NOTE: with this method, you will have bias edges on the outside of the HST units, so handle with care! These are very easy to stretch out of shape.
In this method, you can make 8 half square triangle units at once with no bias on the outside edges! A nifty technique.
The math for this method is similar to the math for Method 2 where you make 2 at a time. You will add the same ⅞”- just twice! So, for any size, you will double the size of the finished square and add ⅞” twice (or 1 ¾” total).
To start, draw lines corner to corner along both diagonals and sew ¼” away from the line on both sides.
Cut thru the center of the squares in both directions. Then cut along both diagonal lines between the stitching and you will have 8 HST units.
Paper. There are different paper options for making HST units but the 2 most common are Thangles and Triangles on a Roll. I like using Thangles if I have a few units to make and the other if I am making a large amount of the same HST unit.

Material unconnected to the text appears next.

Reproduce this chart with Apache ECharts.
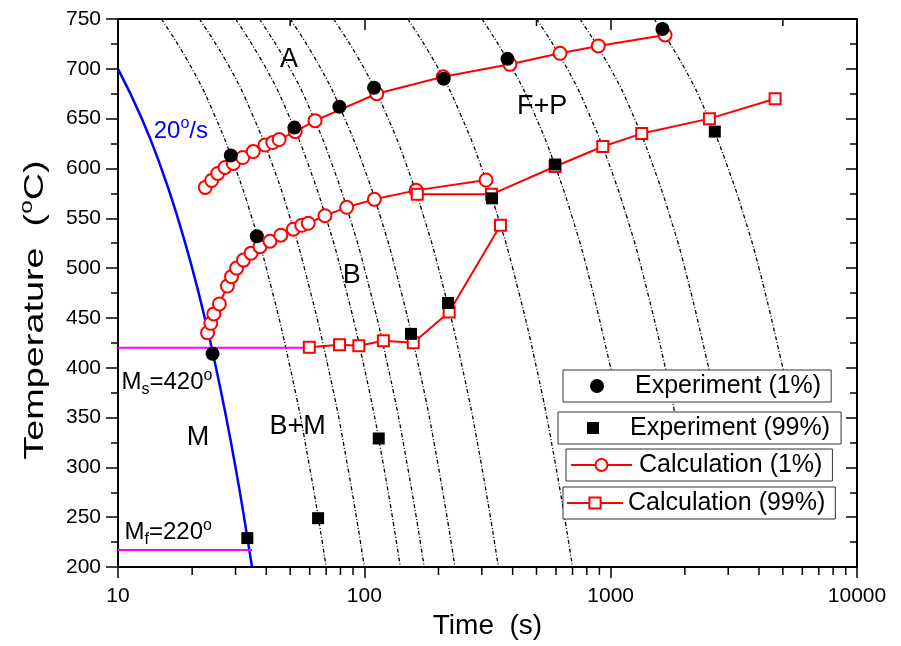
<!DOCTYPE html>
<html><head><meta charset="utf-8">
<script src="https://cdn.jsdelivr.net/npm/echarts@6/dist/echarts.min.js"></script>
<style>html,body{margin:0;padding:0;background:#fff}#c{width:901px;height:646px}</style>
</head><body><div id="c"></div>
<script>
const FONT = '"Liberation Sans", Arial, Helvetica, sans-serif';

// ---- axes ----
const xMin = 10, xMax = 10000;
const yMin = 200, yMax = 750, yStep = 50;
const bottomMinorTicks = [20,30,40,50,60,70,80,90,200,300,400,500,600,700,800,900,2000,3000,4000,5000,6000,7000,8000,9000];
const topMinorTicks = [50, 500, 5000];

// ---- experiment points [time s, temperature C] ----
const exp1 = [[24.2,414],[28.7,613],[36.6,532],[52,641],[79.2,662],[109.5,681],[210,690],[381,710],[1622,740]];
const exp99 = [[33.5,229],[64.9,249],[114.4,329],[154.7,434],[218.7,465],[330,570],[595,604],[2647,637]];

// ---- calculation points ----
const calc1Upper = [[22.6,581],[24.0,588],[25.4,595],[27.2,601],[29.4,605],[32.1,611],[35.4,617],[39.5,623.5],[42.5,626],[45.1,629],[52.4,637],[63.1,648],[112.3,675],[209,692],[390,704.5],[623,715.6],[891,723],[1663,734]];
const calc1Lower = [[23.1,435],[23.8,444.6],[24.5,454],[25.8,464],[27.8,482],[28.9,491.4],[30.3,500],[32.3,508],[34.7,515],[37.7,521.5],[41.4,527],[45.8,533],[51.5,539],[55.7,543],[59.2,545],[69.2,552.6],[84.8,561],[109.8,569],[162.2,578],[312,588.4]];
const calc99Lower = [[59.8,420.5],[79.3,423],[95,422],[119.5,427],[158,425],[221,456],[357,543]];
const calc99Upper = [[164,574],[328,574],[595,602],[929,622],[1337,635],[2517,650],[4651,670]];

// ---- cooling curves [time, temperature] ----
const cool20 = [[10,700],[12.5,650],[15,600],[17.5,550],[20,500],[22.5,450],[25,400],[27.5,350],[30,300],[32.5,250],[35,200]];
const cool10 = [[15,750],[20,700],[25,650],[30,600],[35,550],[40,500],[50,400],[60,300],[70,200]];
const cool7 = [[21.4,750],[28.6,700],[35.7,650],[42.9,600],[50,550],[57.1,500],[71.4,400],[85.7,300],[100,200]];
const cool5 = [[30,750],[40,700],[50,650],[60,600],[70,550],[80,500],[100,400],[120,300],[140,200]];
const cool4 = [[37.5,750],[50,700],[62.5,650],[75,600],[87.5,550],[100,500],[125,400],[150,300],[175,200]];
const cool3 = [[50,750],[66.7,700],[83.3,650],[100,600],[116.7,550],[133.3,500],[166.7,400],[200,300],[233.3,200]];
const cool2 = [[75,750],[100,700],[125,650],[150,600],[175,550],[200,500],[250,400],[300,300],[350,200]];
const cool1 = [[150,750],[200,700],[250,650],[300,600],[350,550],[400,500],[500,400],[600,300],[700,200]];
const cool05 = [[300,750],[400,700],[500,650],[600,600],[700,550],[800,500],[1000,400],[1040,380]];
const cool03 = [[500,750],[667,700],[833,650],[1000,600],[1167,550],[1333,500],[1667,400],[1867,340]];
const cool02 = [[750,750],[1000,700],[1250,650],[1500,600],[1750,550],[2000,500],[2500,400],[2600,380]];
const cool01 = [[1500,750],[2000,700],[2500,650],[3000,600],[3500,550],[4000,500],[5000,400],[5200,380]];
const blackCurves = [cool10, cool7, cool5, cool4, cool3, cool2, cool1, cool05, cool03, cool02, cool01];

// ---- Ms / Mf lines ----
const msLine = [[10,420],[57.5,420]];
const mfLine = [[10,217],[35,217]];

// ---- annotations ----
const phaseLabels = ['A','F+P','B','B+M','M'];
const phasePos = [[49.5,709],[527,662],[89,493],[53.6,340.5],[21.1,329.5]];
const rateLabelPos = [18.0,637.6];
const msLabelPos = [10.28,385.5];
const mfLabelPos = [10.58,235];

const legendNames = ['Experiment (1%)','Experiment (99%)','Calculation (1%)','Calculation (99%)'];

const richSS = {
  n: {fontSize: 24, fontFamily: FONT, lineHeight: 30, color: '#000'},
  sub: {fontSize: 16, fontFamily: FONT, lineHeight: 30, verticalAlign: 'bottom', color: '#000'},
  sup: {fontSize: 16, fontFamily: FONT, lineHeight: 30, verticalAlign: 'top', color: '#000'}
};
const richBlue = {
  n: {fontSize: 24, fontFamily: FONT, lineHeight: 30, color: '#0000ff'},
  sup: {fontSize: 16, fontFamily: FONT, lineHeight: 30, verticalAlign: 'top', color: '#0000ff'}
};

const series = [];
blackCurves.forEach(c => series.push({
  type: 'line', data: c, smooth: true, symbol: 'none', silent: true, z: 1,
  lineStyle: {color: '#000', width: 1.3, type: [4,2,1,2]}
}));
series.push({type:'line', data: cool20, smooth: true, symbol:'none', silent:true, z:2,
  lineStyle:{color:'#0000ff', width:2.5}});
series.push({type:'line', data: msLine, symbol:'none', silent:true, z:2, lineStyle:{color:'#ff00ff', width:2}});
series.push({type:'line', data: mfLine, symbol:'none', silent:true, z:2, lineStyle:{color:'#ff00ff', width:2}});

const calcStyle = (d, sym, size) => ({
  name: sym === 'emptyCircle' ? legendNames[2] : legendNames[3],
  type: 'line', data: d, symbol: sym, symbolSize: size, z: 3,
  lineStyle: {color: '#ff0000', width: 2}, itemStyle: {color: '#ff0000', borderWidth: 1.6, opacity: 1}
});
series.push(calcStyle(calc1Upper, 'emptyCircle', 13));
series.push(calcStyle(calc1Lower, 'emptyCircle', 13));
series.push(calcStyle(calc99Lower, 'emptyRect', 11));
series.push(calcStyle(calc99Upper, 'emptyRect', 11));
series.push({name: legendNames[0], type:'scatter', data: exp1, symbol:'circle', symbolSize:14, z:4, itemStyle:{color:'#000', opacity:1}});
series.push({name: legendNames[1], type:'scatter', data: exp99, symbol:'rect', symbolSize:12, z:4, itemStyle:{color:'#000', opacity:1}});

const annoItem = {color:'rgba(0,0,0,0)', opacity:1};
// phase annotations
series.push({type:'scatter', silent:true, z:5, symbolSize:1, itemStyle: annoItem,
  data: phasePos.map((p,i)=>({value:p, label:{formatter: phaseLabels[i]}})),
  label:{show:true, position:'inside', fontSize:27, fontFamily:FONT, color:'#000', opacity:1}});
series.push({type:'scatter', silent:true, z:5, symbolSize:1, itemStyle: annoItem,
  data: [{value: rateLabelPos, label:{formatter:'{n|20}{sup|o}{n|/s}', rich: richBlue}}],
  label:{show:true, position:'inside', opacity:1}});
series.push({type:'scatter', silent:true, z:5, symbolSize:1, itemStyle: annoItem,
  data: [
    {value: msLabelPos, label:{formatter:'{n|M}{sub|s}{n|=420}{sup|o}'}},
    {value: mfLabelPos, label:{formatter:'{n|M}{sub|f}{n|=220}{sup|o}'}}
  ],
  label:{show:true, position:'right', distance:0, rich: richSS, opacity:1}});

// log minor ticks
series.push({type:'custom', silent:true, z:6, clip:false, data: bottomMinorTicks.map(t=>[t, yMin]),
  renderItem: (params, api) => {
    const p = api.coord([api.value(0), api.value(1)]);
    return {type:'line', shape:{x1:p[0], y1:p[1], x2:p[0], y2:p[1]+8}, style:{stroke:'#000', lineWidth:1.5}};
  }});
series.push({type:'custom', silent:true, z:6, clip:false, data: topMinorTicks.map(t=>[t, yMax]),
  renderItem: (params, api) => {
    const p = api.coord([api.value(0), api.value(1)]);
    return {type:'line', shape:{x1:p[0], y1:p[1], x2:p[0], y2:p[1]+7}, style:{stroke:'#000', lineWidth:1.5}};
  }});

const axisLine = {show:true, lineStyle:{color:'#000', width:2}};
const legendBase = {
  orient:'horizontal', selectedMode:false, backgroundColor:'#fff', borderColor:'#333', borderWidth:1, borderRadius:0,
  itemGap:0, z: 10
};
const lt = (pl) => ({fontSize:25, fontFamily:FONT, color:'#000', lineHeight:26, padding:[0,0,0,pl]});

const option = {
  animation: false,
  backgroundColor: '#fff',
  grid: {left:118, right:44, top:19, bottom:79, containLabel:false},
  xAxis: [
    {type:'log', logBase:10, min:xMin, max:xMax, position:'bottom',
      axisLine, axisTick:{show:true, inside:false, length:11, lineStyle:{width:1.5, color:'#000'}},
      axisLabel:{fontSize:21, fontFamily:FONT, color:'#000', margin:19, formatter: v => String(Math.round(v))},
      splitLine:{show:false},
      name:'Time  (s)', nameLocation:'middle', nameGap:44,
      nameTextStyle:{fontSize:28, fontFamily:FONT, color:'#000'}},
    {type:'log', logBase:10, min:xMin, max:xMax, position:'top',
      axisLine, axisTick:{show:true, inside:true, length:11, lineStyle:{width:1.5, color:'#000'}},
      axisLabel:{show:false}, splitLine:{show:false}}
  ],
  yAxis: [
    {type:'value', min:yMin, max:yMax, interval:yStep, position:'left',
      axisLine, axisTick:{show:true, inside:false, length:12, lineStyle:{width:1.5, color:'#000'}},
      minorTick:{show:true, splitNumber:2, length:7, lineStyle:{width:1.5, color:'#000'}},
      axisLabel:{fontSize:21, fontFamily:FONT, color:'#000', margin:17},
      splitLine:{show:false}},
    {type:'value', min:yMin, max:yMax, interval:yStep, position:'right',
      axisLine, axisTick:{show:true, inside:true, length:11, lineStyle:{width:1.5, color:'#000'}},
      minorTick:{show:true, splitNumber:2, length:7, lineStyle:{width:1.5, color:'#000'}},
      axisLabel:{show:false}, splitLine:{show:false}}
  ],
  legend: [
    Object.assign({}, legendBase, {data:[legendNames[0]], left:563, top:370, padding:[3,10,3,27],
      itemWidth:14, itemHeight:14, textStyle: lt(26)}),
    Object.assign({}, legendBase, {data:[legendNames[1]], left:558, top:412, padding:[3,11,3,29],
      itemWidth:12, itemHeight:12, textStyle: lt(26)}),
    Object.assign({}, legendBase, {data:[legendNames[2]], left:566, top:449, padding:[3,10,3,4],
      itemWidth:61, itemHeight:15, textStyle: lt(2)}),
    Object.assign({}, legendBase, {data:[legendNames[3]], left:563, top:487, padding:[3,10,3,3],
      itemWidth:56, itemHeight:14, textStyle: lt(0)})
  ],
  graphic: [
    {type:'text', x:35, y:310, rotation: Math.PI/2, scaleX:1.35, z:10,
      style:{text:'{n|Temperature  (}{sup|o}{n|C)}', align:'center', verticalAlign:'middle',
        rich:{n:{fontSize:28, fontFamily:FONT, fill:'#000', lineHeight:34},
              sup:{fontSize:18, fontFamily:FONT, fill:'#000', lineHeight:34, verticalAlign:'top'}}}}
  ],
  series
};
const chart = echarts.init(document.getElementById('c'), null, {renderer:'canvas'});
chart.setOption(option);
</script>
</body></html>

I you like paper piecing, you will like this technique! The HST units are very accurate as you trim after sewing.
Marking your Easy Half Square Triangle Units
There are a lot of different tools you can use to use to mark your fabrics- here are my 2 favorites. I love using the Quilter’s Magic Wand along with a Sewline pencil. The Magic Wand is sized for a scant ¼” mark. I have Sewline pencils with white lead, black and pink so I can mark different color fabrics.

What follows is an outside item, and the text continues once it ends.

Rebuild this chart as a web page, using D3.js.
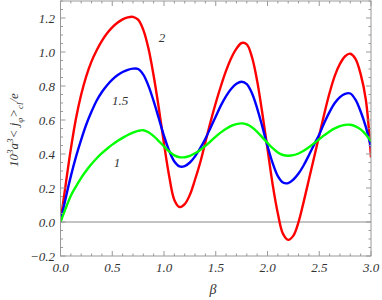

I like to make my marks with my fabric laying on a sandboard. That way the fabric doesn’t slide around. You can buy one or make one with some cardboard and then just glue a piece of sandpaper to the top. Easy and inexpensive!

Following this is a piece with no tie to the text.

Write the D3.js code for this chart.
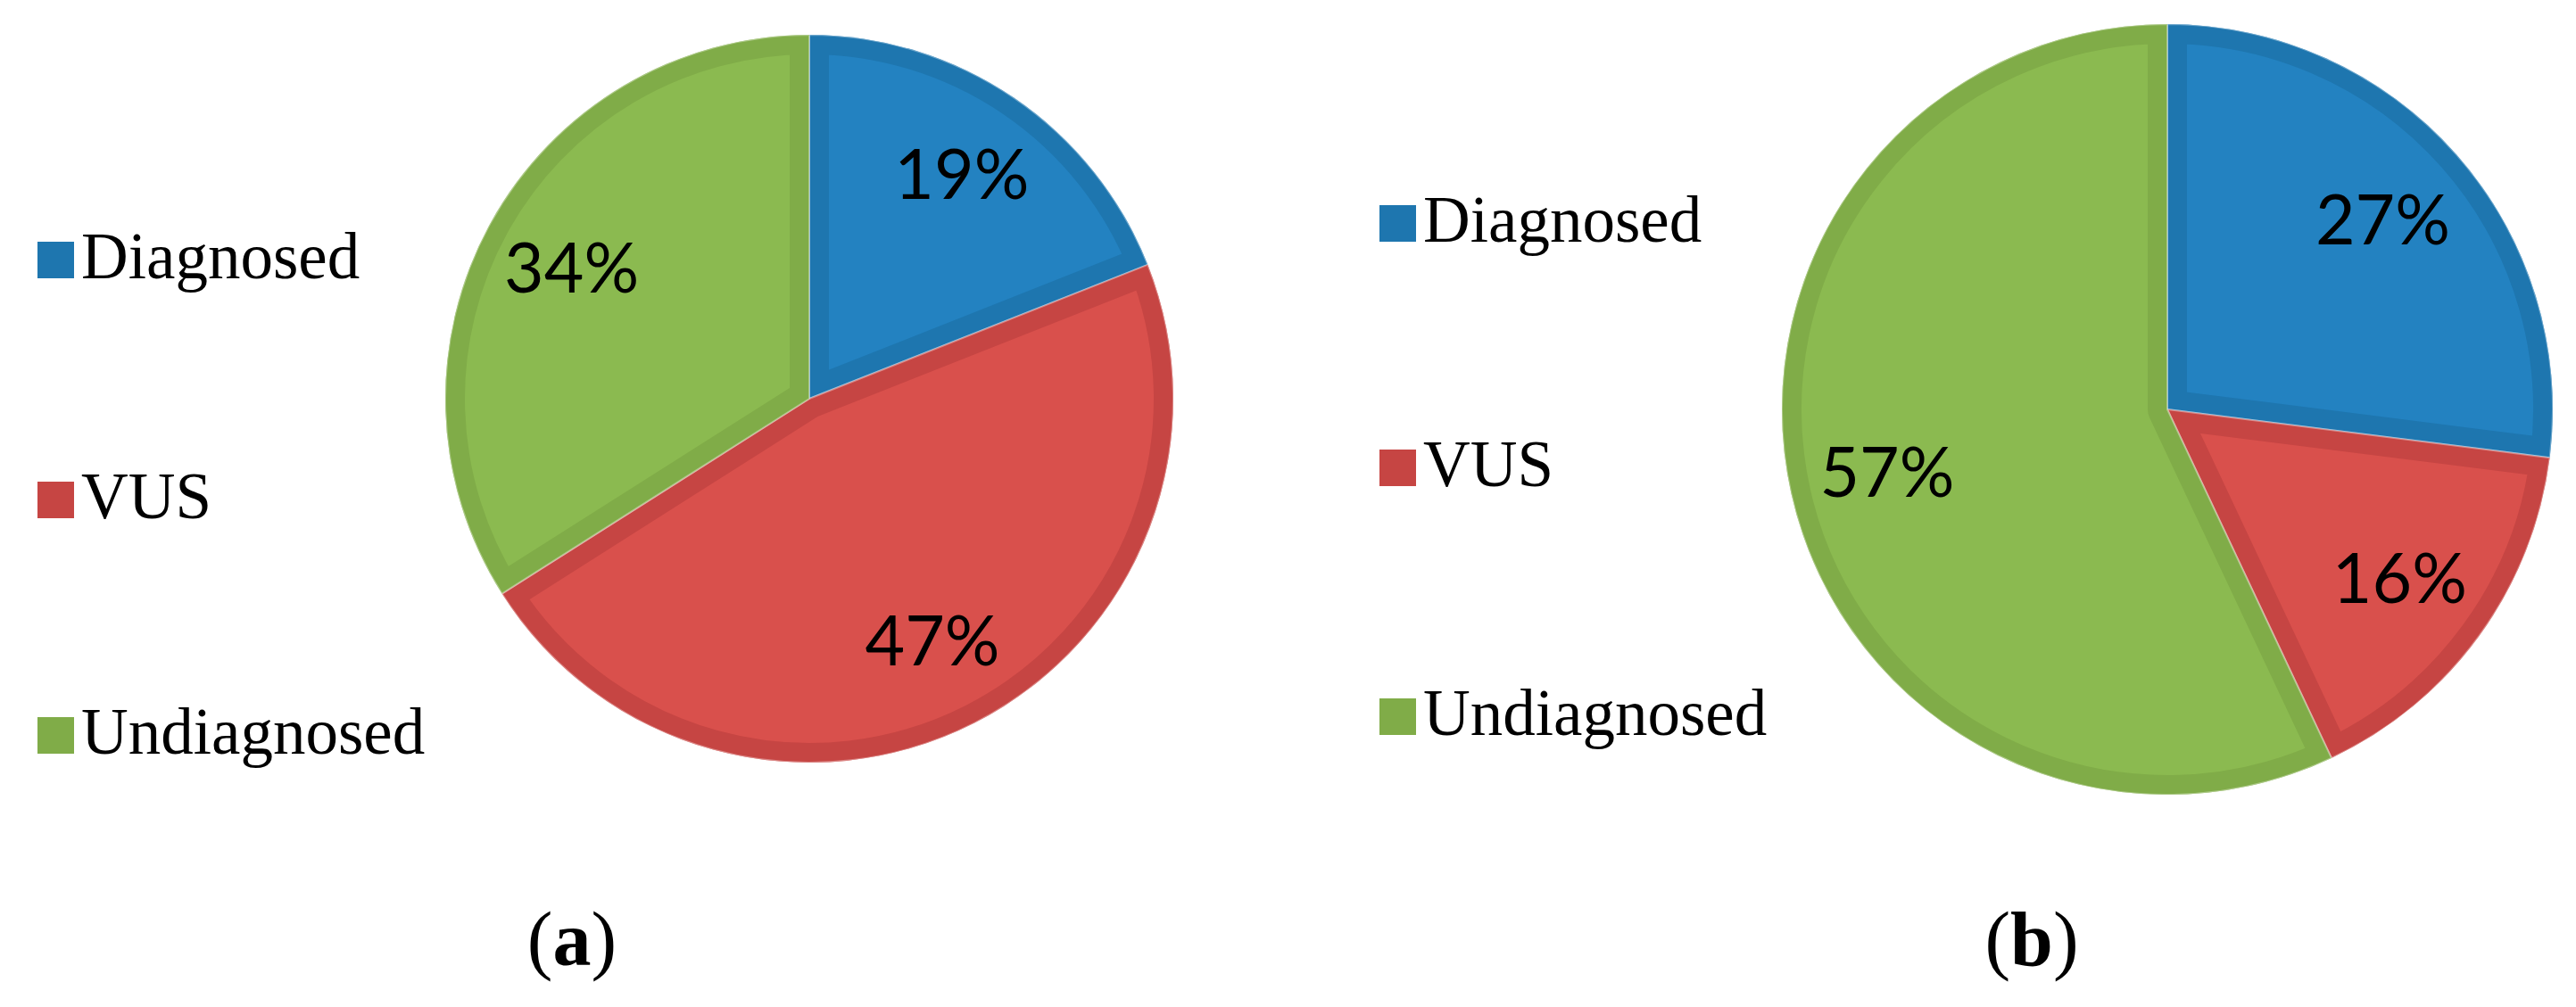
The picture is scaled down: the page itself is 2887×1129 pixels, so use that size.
<!DOCTYPE html>
<html>
<head>
<meta charset="utf-8">
<script src="https://cdn.jsdelivr.net/npm/d3@7/dist/d3.min.js"></script>
<style>
  body { margin: 0; background: #fff; }
  .legendText { font-family: "Liberation Serif", "Times New Roman", serif; font-size: 73px; fill: #000; }
  .pctLabel { font-family: Lato, "Liberation Sans", sans-serif; font-size: 77px; fill: #000; }
  .panelLabel { font-family: "Liberation Serif", "Times New Roman", serif; font-size: 86px; fill: #000; }
</style>
</head>
<body>
<svg id="chart"></svg>
<script>
// categories and values
var categories = ["Diagnosed", "VUS", "Undiagnosed"];
var valuesA = [19, 47, 34];
var valuesB = [27, 16, 57];
var panelNames = ["a", "b"];

var fillColors = ["#2382c1", "#d9504c", "#8bba50"];
var bandColors = ["#1e76af", "#c64543", "#80ac48"];

var W = 2887, H = 1129;
var bandWidth = 22;

// one entry per panel: where the pie, legend and caption sit
var panels = [
	{values: valuesA, cx: 907, cy: 447, r: 408, legendX: 42, legendY: [312, 581, 845], captionX: 641},
	{values: valuesB, cx: 2429, cy: 459, r: 432, legendX: 1546, legendY: [271, 545, 824], captionX: 2277}
];

var svg = d3.select("#chart")
	.attr("width", W)
	.attr("height", H);

var color = d3.scaleOrdinal().domain(categories).range(fillColors);
var band = d3.scaleOrdinal().domain(categories).range(bandColors);

var pie = d3.pie()
	.sort(null)
	.value(function(d){ return d.value; });

function drawPanel(p, idx){
	var data = categories.map(function(c, i){ return {name: c, value: p.values[i]}; });
	var arcs = pie(data);

	var arc = d3.arc().innerRadius(0).outerRadius(p.r);
	var labelArc = d3.arc().innerRadius(p.r * 0.745).outerRadius(p.r * 0.745);

	var g = svg.append("g")
		.attr("transform", "translate(" + p.cx + "," + p.cy + ")");

	var defs = svg.append("defs");
	arcs.forEach(function(a, i){
		defs.append("clipPath")
			.attr("id", "clip" + idx + "_" + i)
			.append("path")
			.attr("d", arc(a));
	});

	var slice = g.selectAll(".slice")
		.data(arcs)
		.enter().append("g")
		.attr("class", "slice");

	slice.append("path")
		.attr("d", arc)
		.style("fill", function(d){ return color(d.data.name); });

	// darker inner border, Excel style
	slice.append("path")
		.attr("d", arc)
		.attr("clip-path", function(d, i){ return "url(#clip" + idx + "_" + i + ")"; })
		.style("fill", "none")
		.style("stroke", function(d){ return band(d.data.name); })
		.style("stroke-width", bandWidth * 2)
		.style("stroke-linejoin", "round");

	// faint seam between slices
	slice.append("path")
		.attr("d", arc)
		.style("fill", "none")
		.style("stroke", "#ffffff")
		.style("stroke-opacity", 0.35)
		.style("stroke-width", 2);

	slice.append("text")
		.attr("class", "pctLabel")
		.attr("transform", function(d){ return "translate(" + labelArc.centroid(d) + ")"; })
		.attr("text-anchor", "middle")
		.attr("dy", "0.36em")
		.text(function(d){ return d.data.value + "%"; });

	// legend
	var leg = svg.selectAll(".legend" + idx)
		.data(categories)
		.enter().append("g")
		.attr("class", "legend" + idx);

	leg.append("rect")
		.attr("x", p.legendX)
		.attr("y", function(d, i){ return p.legendY[i] - 41; })
		.attr("width", 41)
		.attr("height", 41)
		.style("fill", function(d){ return band(d); });

	leg.append("text")
		.attr("class", "legendText")
		.attr("x", p.legendX + 49)
		.attr("y", function(d, i){ return p.legendY[i]; })
		.text(function(d){ return d; });

	// caption (a) / (b)
	var cap = svg.append("text")
		.attr("class", "panelLabel")
		.attr("x", p.captionX)
		.attr("y", 1082)
		.attr("text-anchor", "middle");
	cap.append("tspan").text("(");
	cap.append("tspan").style("font-weight", "bold").text(panelNames[idx]);
	cap.append("tspan").text(")");
}

panels.forEach(drawPanel);
</script>
</body>
</html>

If you don’t like making marks with a pencil, you can use a Hera marker to make a small crease in the fabric to use as a line.
It almost looks like I used a pencil on the fabric doesn’t it? (And yes, my marker has gotten beat up. It had a mishap!)
Trimming your Easy Half Square Triangle Units
When I make my HST units oversized, I have to trim them down to the correct size. Which I don’t mind doing to ensure the units are accurate. You can trim before or after pressing. I like to trim once the units have been pressed.
Two rulers I like to use to trim- the Bloc Loc HST ruler and the Tucker Trimmer.
Which one I use depends on my mood! You can trim your HST units to size using a regular quilting ruler with a diagonal line but specialty rulers just make things easier.
No matter which ruler you use to trim, keep the diagonal line of the ruler along the diagonal line of the unit so the seam ends up in the corner. That way, when you sew your unit into your block, you don’t cut off any points!
There are more methods for making, marking, and trimming half square triangle units. No one right method is the right method. Find one you like, or maybe a few you like!
I find I switch up which method I use depending on a few factors. It might be how many I have to make in any given size or fabric combination, my mood or what supplies I have on hand! Though my go-to method these days is Method Two.